Who is the IMPM for? How do you address diversity and inclusion?

The IMPM is for senior executives, often with over 20 years of experience and 10-plus years of managerial experience. But sometimes slightly younger executives with exceptional accomplishments–like having started their own global business or non-profit–can add a lot to the cohort learning experience.

More than that, I think a key attribute of our candidates is a sort of worldly “value system”. Our candidates tend to be globally aware or want to be more so. They are highly intelligent (not just in the traditional academic sense), committed to continuous learning and have an open mind. They want to perform better and help their organisations excel, but they often also want to be better human beings and help make the world a better place.

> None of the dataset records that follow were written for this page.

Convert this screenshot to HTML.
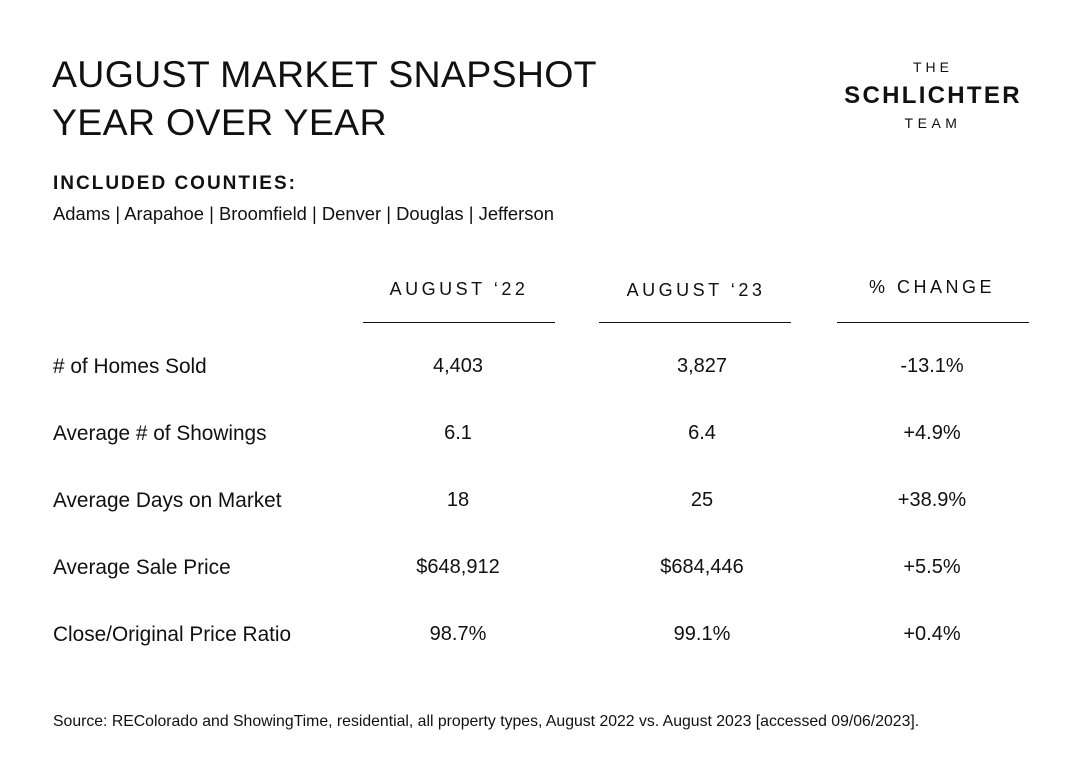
<!DOCTYPE html>
<html><head><meta charset="utf-8"><style>
body{margin:0;width:1080px;height:771px;background:#fff;position:relative;font-family:"Liberation Sans",sans-serif;color:#111;overflow:hidden}
.a{position:absolute;white-space:nowrap}
.t{font-size:37.5px;letter-spacing:0.3px;left:52px;line-height:1}
.c{transform:translateX(-50%)}
.h{font-size:18px;letter-spacing:3.5px}
.l{font-size:20.8px;left:53px}
.v{font-size:20px}
.rule{position:absolute;top:322px;height:1px;width:192px;background:#111}
</style></head><body>
<div class="a t" style="top:56px">AUGUST MARKET SNAPSHOT</div>
<div class="a t" style="top:104px">YEAR OVER YEAR</div>
<div class="a c" style="left:933px;top:59px;font-size:14px;letter-spacing:4px">THE</div>
<div class="a c" style="left:933px;top:82px;font-size:24px;font-weight:bold;letter-spacing:2.3px">SCHLICHTER</div>
<div class="a c" style="left:933px;top:115px;font-size:14px;letter-spacing:4.5px">TEAM</div>
<div class="a" style="left:53px;top:173px;font-size:19px;font-weight:bold;letter-spacing:2px">INCLUDED COUNTIES:</div>
<div class="a" style="left:53px;top:203px;font-size:18.4px">Adams | Arapahoe | Broomfield | Denver | Douglas | Jefferson</div>
<div class="a c h" style="left:459px;top:279px">AUGUST ‘22</div>
<div class="a c h" style="left:696px;top:280px">AUGUST ‘23</div>
<div class="a c h" style="left:932px;top:277px">% CHANGE</div>
<div class="rule" style="left:363px"></div>
<div class="rule" style="left:599px"></div>
<div class="rule" style="left:837px"></div>
<div id="rows"></div>
<div class="a" style="left:53px;top:713px;font-size:15.8px">Source: REColorado and ShowingTime, residential, all property types, August 2022 vs. August 2023 [accessed 09/06/2023].</div>
<script>
const labels=["# of Homes Sold","Average # of Showings","Average Days on Market","Average Sale Price","Close/Original Price Ratio"];
const aug22=["4,403","6.1","18","$648,912","98.7%"];
const aug23=["3,827","6.4","25","$684,446","99.1%"];
const changes=["-13.1%","+4.9%","+38.9%","+5.5%","+0.4%"];
const root=document.getElementById('rows');
labels.forEach((lab,i)=>{
  const top=355+i*67;
  const l=document.createElement('div');l.className='a l';l.style.top=top+'px';l.textContent=lab;
  
  
  root.appendChild(l);
  [[aug22[i],458],[aug23[i],702],[changes[i],932]].forEach(([t,x],j)=>{
    const d=document.createElement('div');d.className='a c v';d.style.left=x+'px';d.style.top=top+'px';d.textContent=t;
    
    
    root.appendChild(d);
  });
});
</script>
</body></html>
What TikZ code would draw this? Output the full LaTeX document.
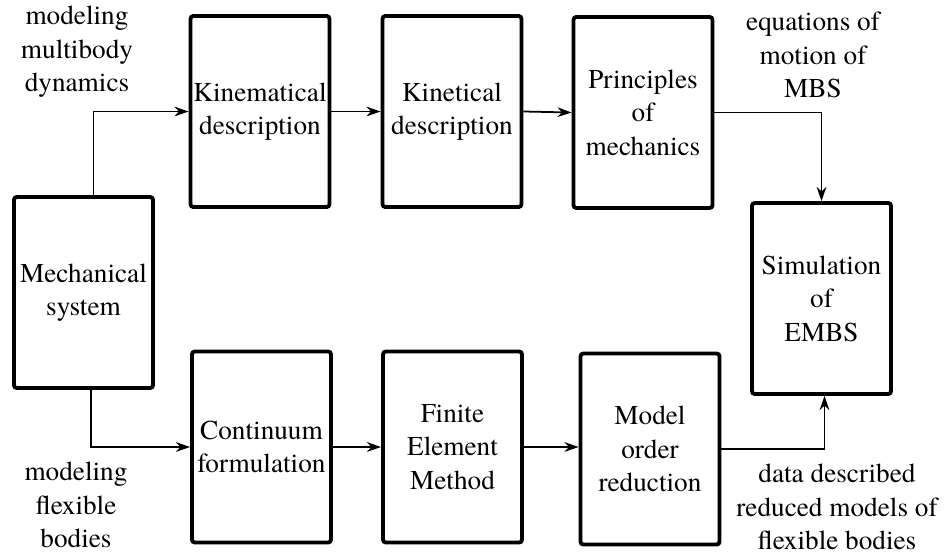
\documentclass[tikz,border=0pt]{standalone}
\usepackage{fontspec}
\setmainfont{texgyretermes}[Extension=.otf, UprightFont=*-regular, BoldFont=*-bold,
                            ItalicFont=*-italic, BoldItalicFont=*-bolditalic]
\usepackage{tikz}
\usetikzlibrary{arrows.meta}

\begin{document}
\begin{tikzpicture}[scale=1,
                    font=\fontsize{15.5}{19}\selectfont,
                    box/.style={draw, line width=2.2pt, rounded corners=1.6pt, align=center,
                                minimum width=2.78cm, minimum height=3.82cm, inner sep=1pt},
                    lbl/.style={align=center, inner sep=0pt},
                    >={Stealth[length=8pt,width=5.5pt,inset=2.5pt]}]
                    \useasboundingbox (0,0) rectangle (18.88,11.1);
                    % boxes
                    \node[box] (mech)  at (1.67,5.25)  {Mechanical\\system};
                    \node[box] (kinem) at (5.2,8.87)   {Kinematical\\description};
                    \node[box] (kinet) at (9.04,8.87)  {Kinetical\\description};
                    \node[box] (princ) at (12.86,8.85) {Principles\\of\\mechanics};
                    \node[box] (sim)   at (16.43,5.13) {Simulation\\of\\EMBS};
                    \node[box] (cont)  at (5.23,2.16)  {Continuum\\formulation};
                    \node[box] (fem)   at (9.05,2.16)  {Finite\\Element\\Method};
                    \node[box] (mor)   at (13.0,2.12)  {Model\\order\\reduction};
                    % labels
                    \node[lbl] (mbd)  at (1.54,10.06)  {modeling\\multibody\\dynamics};
                    \node[lbl] (eom)  at (16.26,10.0)  {equations of\\motion of\\MBS};
                    \node[lbl] (flex) at (1.52,1.0)    {modeling\\flexible\\bodies};
                    \node[lbl] (data) at (16.74,0.96)  {data described\\reduced models of\\flexible bodies};
                    % connectors
                    \draw[->, line width=1pt] ([xshift=0.2cm]mech.north) |- (kinem.west);
                    \draw[->, line width=1pt] (kinem.east) -- (kinet.west);
                    \draw[->, line width=1pt] (kinet.east) -- (princ.west);
                    \draw[->, line width=1pt] (princ.east) -| (sim.north);
                    \draw[->, line width=1pt] ([xshift=0.15cm]mech.south) |- (cont.west);
                    \draw[->, line width=1pt] (cont.east) -- (fem.west);
                    \draw[->, line width=1pt] (fem.east) -- (fem.east -| mor.west);
                    \draw[->, line width=1pt] (mor.east) -| ([xshift=0.06cm]sim.south);
\end{tikzpicture}
\end{document}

We hand-pick our candidates, and each must demonstrate a unique contribution to the learning. We attract executives from every region of the world and pretty much every sector or industry. And that is what we want–maximum diversity and varied experiences. Not just in the traditional sense of demographics, but in different ways of thinking, in cultural and socio-economic backgrounds.  Which is one of the reasons we provide scholarships for certain regions or demographics that otherwise might be left out. In my opinion, this broader definition of diversity makes the IMPM much more interesting and “worldly” than any of the top global EMBA programs. How much socio-economic and cultural diversity can you have in an EMBA that costs over $USD 150,000? Some of these EMBAs are essentially a collection of rich folks, often just trying to get richer.

Beyond this, our program is customisable, so there is no required or specific background our participants must come from. They must all be intelligent beyond academic standards, open-minded, wanting to learn and prepared to share their own profound experiences and delve into their own challenges they may have faced.